#### Stated task:
Retype only what runs from the first line of the listing to the line holding "64.4, 64.6, 64.6];", both included. Do not retype the pictures.

#### Given material:

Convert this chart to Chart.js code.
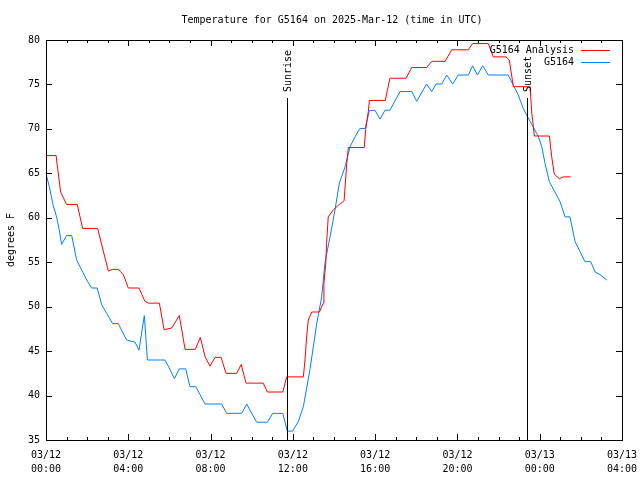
<!DOCTYPE html>
<html lang="en">
<head>
  <meta charset="UTF-8" />
  <title>G5164 Temperature</title>
  <style>
    body { margin: 0; background: #fff; }
    #wrap { width: 640px; height: 480px; }
  </style>
</head>
<body>
  <div id="wrap"><canvas id="tempChart" width="640" height="480"></canvas></div>

  <script src="https://cdn.jsdelivr.net/npm/chart.js"></script>
  <script>
    // hours since 03/12 00:00 UTC
    const analysisHours = [0.03, 0.49, 0.71, 1.0, 1.52, 1.78, 2.51, 3.03, 3.24, 3.51, 3.76, 4.0, 4.52, 4.81, 4.97,
      5.51, 5.74, 6.11, 6.48, 6.76, 7.26, 7.5, 7.73, 7.97, 8.22, 8.51, 8.75, 9.27, 9.49, 9.72, 10.56, 10.76,
      11.51, 11.7, 12.51, 12.59, 12.67, 12.75, 12.92, 13.29, 13.48, 13.51, 13.6, 13.64, 13.72, 13.97, 14.21,
      14.49, 14.54, 14.62, 14.7, 15.47, 15.54, 15.67, 15.72, 16.49, 16.59, 16.72, 17.5, 17.78, 18.5, 18.75,
      19.4, 19.72, 20.53, 20.74, 21.5, 21.74, 22.36, 22.52, 22.72, 23.53, 23.61, 23.74, 24.47, 24.58, 24.71,
      24.95, 25.15, 25.51];
    const analysisTemps = [67.0, 67.0, 62.9, 61.5, 61.5, 58.8, 58.8, 54.0, 54.2, 54.2, 53.6, 52.1, 52.1, 50.6, 50.4,
      50.4, 47.4, 47.6, 49.0, 45.2, 45.2, 46.55, 44.4, 43.3, 44.3, 44.3, 42.5, 42.5, 43.5, 41.4, 41.4, 40.4,
      40.4, 42.1, 42.1, 44.0, 46.6, 48.5, 49.4, 49.4, 50.4, 52.6, 54.9, 57.1, 60.1, 60.9, 61.4,
      61.9, 63.5, 66.1, 67.9, 67.9, 69.9, 72.0, 73.2, 73.2, 74.3, 75.7, 75.7, 76.9, 76.9, 77.6,
      77.6, 78.9, 78.9, 79.6, 79.6, 78.1, 78.1, 77.75, 74.75, 74.75, 71.9, 69.2, 69.2, 66.9, 64.9,
      64.4, 64.6, 64.6];

    const obsHours = [0.03, 0.16, 0.35, 0.52, 0.63, 0.76, 1.0, 1.25, 1.49, 1.74, 1.98, 2.22, 2.49, 2.71, 2.95, 3.24,
      3.51, 3.92, 4.33, 4.52, 4.78, 4.93, 5.78, 5.99, 6.24, 6.48, 6.79, 7.0, 7.28, 7.49, 7.73, 8.54, 8.78,
      9.51, 9.76, 10.0, 10.24, 10.76, 11.02, 11.51, 11.73, 11.99, 12.26, 12.51, 12.83, 13.16, 13.4, 13.56,
      13.81, 14.05, 14.26, 14.54, 14.78, 15.02, 15.26, 15.51, 15.72, 15.99, 16.24, 16.48, 16.72, 17.21, 17.78,
      18.02, 18.5, 18.75, 18.96, 19.24, 19.48, 19.77, 20.04, 20.53, 20.74, 20.97, 21.23, 21.5, 22.47, 22.72,
      22.96, 23.2, 23.4, 23.69, 23.93, 24.1, 24.26, 24.47, 24.74, 24.99, 25.23, 25.47, 25.72, 25.96, 26.2,
      26.48, 26.69, 26.93, 27.26];
    const obsTemps = [64.7, 63.5, 61.4, 60.05, 58.8, 57.0, 58.0, 58.0, 55.25, 54.1, 53.0, 52.1, 52.1, 50.2, 49.25, 48.1,
      48.1, 46.25, 46.0, 45.1, 49.0, 44.0, 44.0, 43.1, 41.9, 43.0, 43.0, 41.0, 41.0, 40.1, 39.05, 39.05, 38.0,
      38.0, 39.05, 38.0, 37.0, 37.0, 38.0, 38.0, 36.0, 36.0, 37.05, 38.75, 42.9, 48.1, 51.1, 54.9,
      57.9, 60.9, 63.9, 65.75, 68.0, 69.1, 70.05, 70.05, 72.05, 72.1, 71.1, 72.1, 72.1, 74.2, 74.2,
      73.1, 75.05, 74.2, 75.05, 75.05, 76.06, 75.05, 76.06, 76.06, 77.1, 76.06, 77.1, 76.06, 76.06, 74.9,
      73.8, 72.3, 71.4, 70.2, 69.15, 68.0, 66.1, 64.05, 62.9, 61.8, 60.1, 60.1, 57.3, 56.2, 55.06,
      55.06, 53.9, 53.6, 53.0];

    const xTickLabels = [['03/12', '00:00'], ['03/12', '04:00'], ['03/12', '08:00'], ['03/12', '12:00'],
      ['03/12', '16:00'], ['03/12', '20:00'], ['03/13', '00:00'], ['03/13', '04:00']];
    const sunriseHour = 11.72;
    const sunsetHour = 23.38;

    const FONT = '10px "DejaVu Sans Mono", monospace';

    function toPoints(xs, ys) {
      return xs.map((x, i) => ({ x: x, y: ys[i] }));
    }

    // gnuplot-ish frame: box, inward ticks, sun lines, title, legend
    const gnuplotFrame = {
      id: 'gnuplotFrame',
      afterDraw(chart) {
        const ctx = chart.ctx;
        const a = chart.chartArea;
        const xs = chart.scales.x;
        const ys = chart.scales.y;
        ctx.save();
        ctx.strokeStyle = '#000';
        ctx.lineWidth = 1;
        ctx.strokeRect(Math.round(a.left) + 0.5, Math.round(a.top) + 0.5,
          Math.round(a.right - a.left), Math.round(a.bottom - a.top));

        ctx.beginPath();
        for (let h = 0; h <= 28; h++) {
          const px = Math.round(xs.getPixelForValue(h)) + 0.5;
          const len = h % 4 === 0 ? 6 : 3;
          ctx.moveTo(px, a.bottom); ctx.lineTo(px, a.bottom - len);
          ctx.moveTo(px, a.top); ctx.lineTo(px, a.top + len);
        }
        for (let t = 35; t <= 80; t += 5) {
          const py = Math.round(ys.getPixelForValue(t)) + 0.5;
          ctx.moveTo(a.left, py); ctx.lineTo(a.left + 6, py);
          ctx.moveTo(a.right, py); ctx.lineTo(a.right - 6, py);
        }
        ctx.stroke();

        // sunrise / sunset
        ctx.font = FONT;
        ctx.fillStyle = '#000';
        [[sunriseHour, 'Sunrise'], [sunsetHour, 'Sunset']].forEach(([h, label]) => {
          const px = Math.round(xs.getPixelForValue(h)) + 0.5;
          ctx.beginPath();
          ctx.moveTo(px, 98); ctx.lineTo(px, a.bottom);
          ctx.stroke();
          ctx.save();
          ctx.translate(px + 1, 92);
          ctx.rotate(-Math.PI / 2);
          ctx.textAlign = 'left';
          ctx.textBaseline = 'middle';
          ctx.fillText(label, 0, 0);
          ctx.restore();
        });

        // title
        ctx.textAlign = 'center';
        ctx.textBaseline = 'middle';
        ctx.fillText('Temperature for G5164 on 2025-Mar-12 (time in UTC)', 332, 20);

        // y label
        ctx.save();
        ctx.translate(11, 240);
        ctx.rotate(-Math.PI / 2);
        ctx.fillText('degrees F', 0, 0);
        ctx.restore();

        // legend
        chart.data.datasets.forEach((ds, i) => {
          const y = 50 + i * 12;
          ctx.textAlign = 'right';
          ctx.fillStyle = '#000';
          ctx.fillText(ds.label, 574, y);
          ctx.strokeStyle = ds.borderColor;
          ctx.beginPath();
          ctx.moveTo(581, y + 0.5); ctx.lineTo(610, y + 0.5);
          ctx.stroke();
        });
        ctx.restore();
      }
    };

    const ctx = document.getElementById('tempChart').getContext('2d');
    const tempChart = new Chart(ctx, {
      type: 'line',
      data: {
        datasets: [{
          label: 'G5164 Analysis',
          data: toPoints(analysisHours, analysisTemps),
          borderColor: '#ff0000',
          borderWidth: 1,
          pointRadius: 0,
          tension: 0,
          fill: false
        }, {
          label: 'G5164',
          data: toPoints(obsHours, obsTemps),
          borderColor: '#0080ff',
          borderWidth: 1,
          pointRadius: 0,
          tension: 0,
          fill: false
        }]
      },
      options: {
        responsive: false,
        animation: false,
        devicePixelRatio: 1,
        layout: { padding: { top: 40, right: 18, left: 0, bottom: 0 } },
        plugins: { legend: { display: false }, tooltip: { enabled: false } },
        scales: {
          x: {
            type: 'linear',
            min: 0,
            max: 28,
            afterFit: s => { s.height = 40; s.paddingLeft = 0; s.paddingRight = 0; },
            grid: { display: false, drawTicks: false },
            border: { display: false },
            ticks: {
              stepSize: 4,
              padding: 8,
              maxRotation: 0,
              autoSkip: false,
              color: '#000',
              font: { family: '"DejaVu Sans Mono", monospace', size: 10, lineHeight: 1.4 },
              callback: v => xTickLabels[v / 4]
            }
          },
          y: {
            min: 35,
            max: 80,
            afterFit: s => { s.width = 46; s.paddingTop = 0; s.paddingBottom = 0; },
            grid: { display: false, drawTicks: false },
            border: { display: false },
            ticks: {
              stepSize: 5,
              padding: 6,
              color: '#000',
              font: { family: '"DejaVu Sans Mono", monospace', size: 10 }
            }
          }
        }
      },
      plugins: [gnuplotFrame]
    });
  </script>
</body>
</html>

#### Task solution:
Convert this chart to Chart.js code.
<!DOCTYPE html>
<html lang="en">
<head>
  <meta charset="UTF-8" />
  <title>G5164 Temperature</title>
  <style>
    body { margin: 0; background: #fff; }
    #wrap { width: 640px; height: 480px; }
  </style>
</head>
<body>
  <div id="wrap"><canvas id="tempChart" width="640" height="480"></canvas></div>

  <script src="https://cdn.jsdelivr.net/npm/chart.js"></script>
  <script>
    // hours since 03/12 00:00 UTC
    const analysisHours = [0.03, 0.49, 0.71, 1.0, 1.52, 1.78, 2.51, 3.03, 3.24, 3.51, 3.76, 4.0, 4.52, 4.81, 4.97,
      5.51, 5.74, 6.11, 6.48, 6.76, 7.26, 7.5, 7.73, 7.97, 8.22, 8.51, 8.75, 9.27, 9.49, 9.72, 10.56, 10.76,
      11.51, 11.7, 12.51, 12.59, 12.67, 12.75, 12.92, 13.29, 13.48, 13.51, 13.6, 13.64, 13.72, 13.97, 14.21,
      14.49, 14.54, 14.62, 14.7, 15.47, 15.54, 15.67, 15.72, 16.49, 16.59, 16.72, 17.5, 17.78, 18.5, 18.75,
      19.4, 19.72, 20.53, 20.74, 21.5, 21.74, 22.36, 22.52, 22.72, 23.53, 23.61, 23.74, 24.47, 24.58, 24.71,
      24.95, 25.15, 25.51];
    const analysisTemps = [67.0, 67.0, 62.9, 61.5, 61.5, 58.8, 58.8, 54.0, 54.2, 54.2, 53.6, 52.1, 52.1, 50.6, 50.4,
      50.4, 47.4, 47.6, 49.0, 45.2, 45.2, 46.55, 44.4, 43.3, 44.3, 44.3, 42.5, 42.5, 43.5, 41.4, 41.4, 40.4,
      40.4, 42.1, 42.1, 44.0, 46.6, 48.5, 49.4, 49.4, 50.4, 52.6, 54.9, 57.1, 60.1, 60.9, 61.4,
      61.9, 63.5, 66.1, 67.9, 67.9, 69.9, 72.0, 73.2, 73.2, 74.3, 75.7, 75.7, 76.9, 76.9, 77.6,
      77.6, 78.9, 78.9, 79.6, 79.6, 78.1, 78.1, 77.75, 74.75, 74.75, 71.9, 69.2, 69.2, 66.9, 64.9,
      64.4, 64.6, 64.6];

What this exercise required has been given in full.